1000m exclusion zones on IPUs were put into place by Public Heath England after the bird flu outbreaks late in 2019, yet Powys still allows these to be built considerably closer to people’s homes, despite the protections offered in existing planning guidance.
Is anyone in Powys keeping count of how many million birds are now accommodated in the IPUs in our County? Could you please explain how Powys considers this growing risk to public health increased by each additional factory farming unit approved?
We are also concerned that insufficient consideration is being given to the impact on our highways. Each additional IPU brings many more HGV and tractor movements, resulting in increased wear and tear on the road surfaces, delays to other road users, air pollution, noise and increased risk of accidents. Additionally, many of these movements will be at unsociable hours, passing close by to residential property.
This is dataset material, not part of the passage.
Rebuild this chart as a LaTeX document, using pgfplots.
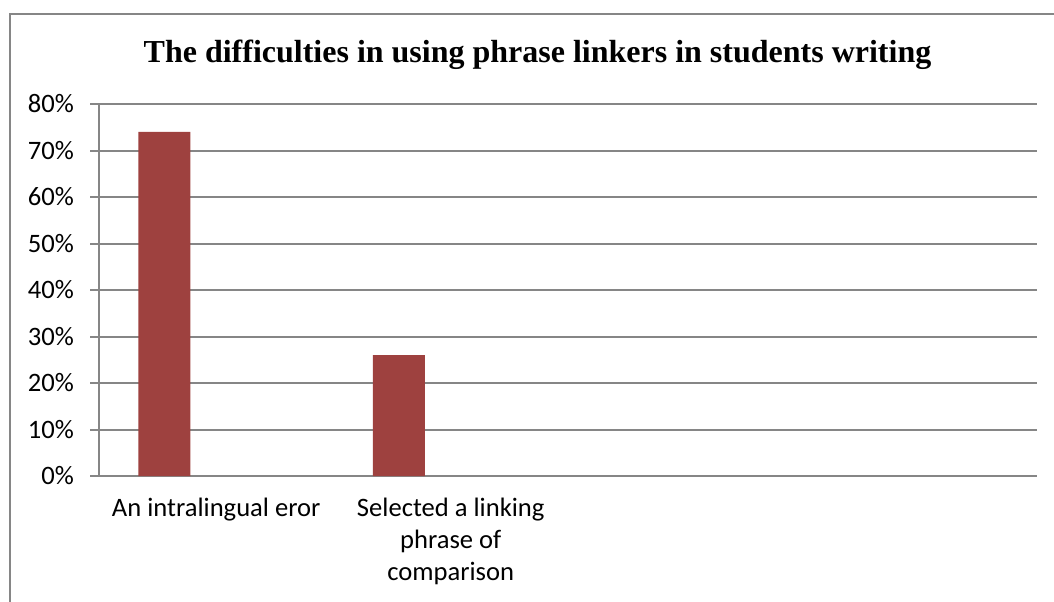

We understand that Herefordshire CC, concerned about environmental impacts upon the river Wye, currently has a moratorium in place on all planning applications whilst it considers environmental impacts. Shropshire CC it seems, is refusing a greater percentage of IPU applications, than is Powys CC.
THE FUTURE IN POWYS
We are aware that, recognising the many issues arising from factory farming, the Welsh Government has appointed a committee to produce a new intensive factory farming TAN to assist planning officers in their decision-making process when considering such future applications.
We ask that you urgently:
- Implement a moratorium in respect of all current and future IPU and other intensive factory farm applications until you are able to accurately take stock of the current situation.
- Undertake a comprehensive environmental survey to ascertain if current air and water quality in parts of Powys with a concentration of IPUs are near, or already beyond, saturation point.
- Properly assess the human health considerations to residents posed by the already large number of factory farms present in Powys (based on actual studies rather than desk-based predictions).
- Provide details of how Powys CC takes into account the provisions of the’ Well-being of Future Generations (Wales) Act 2015′ when determining applications.
- Cease determination of all IPU applications until the new Intensive farming TAN is in place to properly guide planning officers in their decision-making process.
We would also ask you to respond to our highlighted concerns above. Please could you respond by email to email@example.com
- The Residents of Berriew Group
- Llanerchydol Residents – Welshpool Frochas Group
- Upper Gwestydd Residents Group – Newtown
- Ardleen Residents Group
- Llangadfan Residents Group
- Llanwnog/Pontdolgoch Residents Group
- Campaign for the Protection of Rural Wales (MontgomeryshireBranch)
- New Mills Residents Group
- Sustainable Food – Knighton
- Zero Carbon Llanidloes
Copies to the Powys Members of The Senedd
This open letter will also be copied to other interested parties.